C’est donc dans ce contexte là que nos jeunes cinéastes se débattent aujourd’hui. Comment faire pour éviter de tomber dans les imitations et les clichés les plus éculés, comment faire preuve d’imagination et de créativité quand on est matraqué quotidiennement par un flot incessant d’images de tout acabit ?

En tant qu’enseignant, j’ai vécu une expérience très enrichissante avec mes étudiants du deuxième cycle secondaire ; en effet La cinémathèque de Tanger avec la collaboration de la direction provinciale de l’enseignement et de l’éducation a initié une activité intitulée “lycéens au cinéma ” qui permet à nos apprenants de quitter l’enceinte scolaire pour aller voir un film dans les conditions optimales que leur offre la salle obscure de la cinémathèque. Au programme, trois films, l’un appartenant au patrimoine du cinéma mondial, le second sera un film moderne de genre et le troisième aura un rapport avec le cinéma arabo-musulman. Les projections seront suivies de débats avec nos cinéphiles en herbe et les animateurs.

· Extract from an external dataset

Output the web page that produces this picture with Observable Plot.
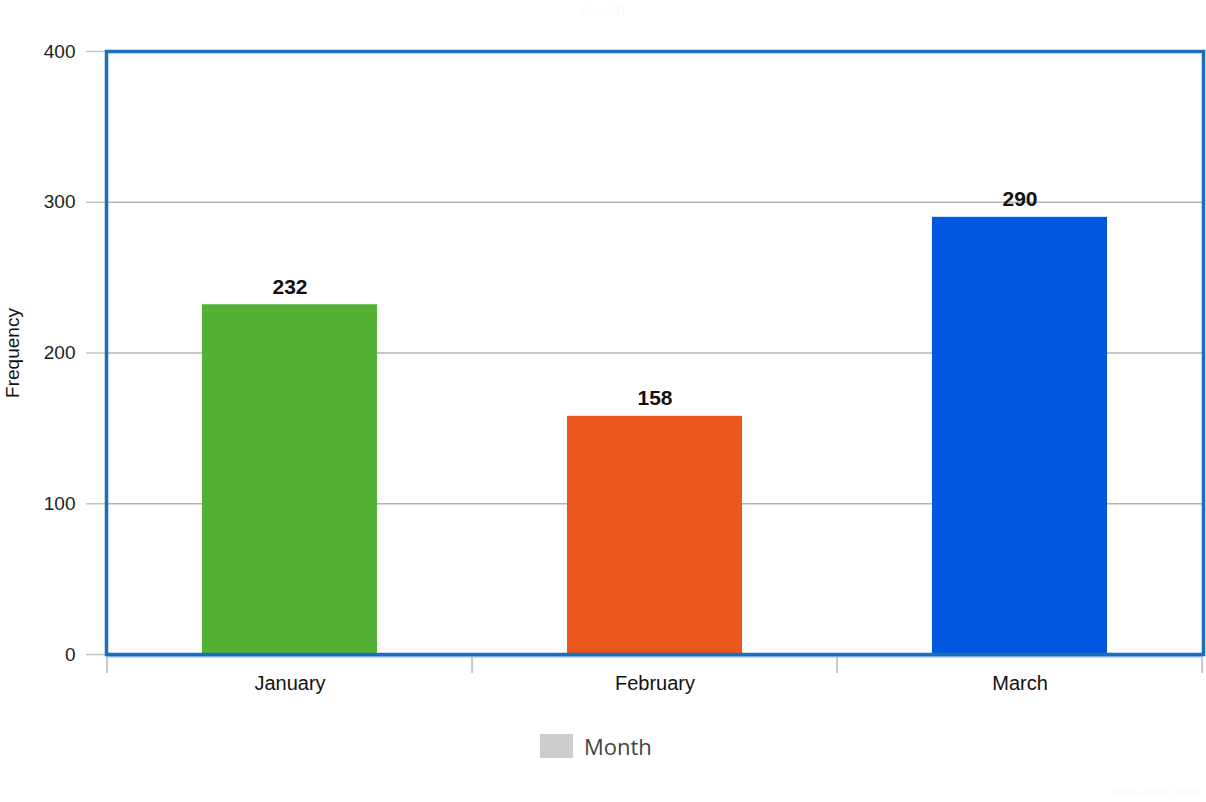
<!DOCTYPE html>
<html>
<head>
<meta charset="utf-8">
<script src="https://cdn.jsdelivr.net/npm/d3@7"></script>
<script src="https://cdn.jsdelivr.net/npm/@observablehq/plot@0.6"></script>
<style>
  html, body { margin: 0; padding: 0; background: #fff; }
  #wrap { position: relative; width: 1206px; height: 802px; font-family: "Liberation Sans", Arial, sans-serif; }
  #title { position: absolute; top: 2px; left: 0; width: 1206px; text-align: center; font-size: 16px; color: #fbfbfb; }
  #chart { position: absolute; top: 0; left: 0; }
  #legend { position: absolute; top: 731px; left: 540px; display: flex; align-items: center; font-family: "Open Sans", sans-serif; font-size: 22px; color: #444; }
  #legend .sw { width: 33px; height: 24px; background: #cccccc; margin-right: 11px; }
  #wm { position: absolute; top: 784px; right: 6px; font-size: 13px; color: #fafafa; }
</style>
</head>
<body>
<div id="wrap">
  <div id="chart"></div>
  <div id="title">Month</div>
  <div id="legend"><div class="sw"></div><span>Month</span></div>
  <div id="wm">meta-chart.com</div>
</div>
<script>
const months = ["January", "February", "March"];
const frequency = [232, 158, 290];
const barColors = ["#53b234", "#ea571d", "#0058e0"];
const yTicks = [0, 100, 200, 300, 400];

const data = months.map((m, i) => ({month: m, value: frequency[i], color: barColors[i]}));
const pInner = 0.52;

const bandEdges = (index, scales, values, dims) => {
  const x = scales.x;
  const x0 = x(months[0]), x1 = x(months[1]);
  const step = x1 - x0;
  const gap = step * pInner;
  const edges = months.map(m => x(m) - gap / 2);
  edges.push(x(months[months.length - 1]) + step - gap / 2);
  const g = d3.create("svg:g");
  const yb = dims.height - dims.marginBottom;
  for (const e of edges) {
    g.append("line").attr("x1", e).attr("x2", e).attr("y1", yb).attr("y2", yb + 19)
      .attr("stroke", "#c8c8c8").attr("stroke-width", 2);
  }
  return g.node();
};

const chart = Plot.plot({
  width: 1206,
  height: 720,
  marginTop: 51,
  marginBottom: 66,
  marginLeft: 106,
  marginRight: 3,
  style: {fontFamily: "'Liberation Sans', Arial, sans-serif", background: "transparent"},
  x: {domain: months, paddingInner: pInner, paddingOuter: pInner / 2, label: null},
  y: {domain: [0, 400], label: null},
  marks: [
    Plot.gridY(yTicks, {stroke: "#b3b3b3", strokeOpacity: 1, strokeWidth: 1.3}),
    Plot.axisY(yTicks, {tickSize: 20, tickPadding: 11, stroke: "#c4c4c4", strokeWidth: 1.5, fill: "#222", fontSize: 19, label: null}),
    Plot.axisX({tickSize: 0, tickPadding: 21, fill: "#111", fontSize: 20, label: null}),
    Plot.barY(data, {x: "month", y: "value", fill: "color"}),
    Plot.text(data, {x: "month", y: "value", text: d => String(d.value), lineAnchor: "bottom", dy: -11, fontSize: 21, fontWeight: "bold", fill: "#111"}),
    Plot.text(["Frequency"], {frameAnchor: "left", textAnchor: "middle", rotate: -90, dx: -94, fontSize: 19, fill: "#111"}),
    bandEdges,
    Plot.ruleY([0], {stroke: "#9cc3e8", strokeWidth: 2, dy: 2}),
    Plot.frame({stroke: "#1c6dbb", strokeWidth: 3.5})
  ]
});
document.getElementById("chart").appendChild(chart);
</script>
</body>
</html>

Si les premières projections ont été un peu bruyantes, entrecoupées de rires nerveux et de sifflements, le tout éclairé par les faisceaux lumineux des téléphones portables, force est de constater et à notre grand plaisir, que l’intérêt grandissait de films en films, les discussions s’enflammaient et la demande s’accroissait…
On ne peut donc que saluer ce genre d’initiative et espérer qu’elle puisse durer dans le temps malgré quelques difficultés administratives; car en vérité c’est dans ce genre d’activité que réside l’avenir de la cinéphilie au Maroc.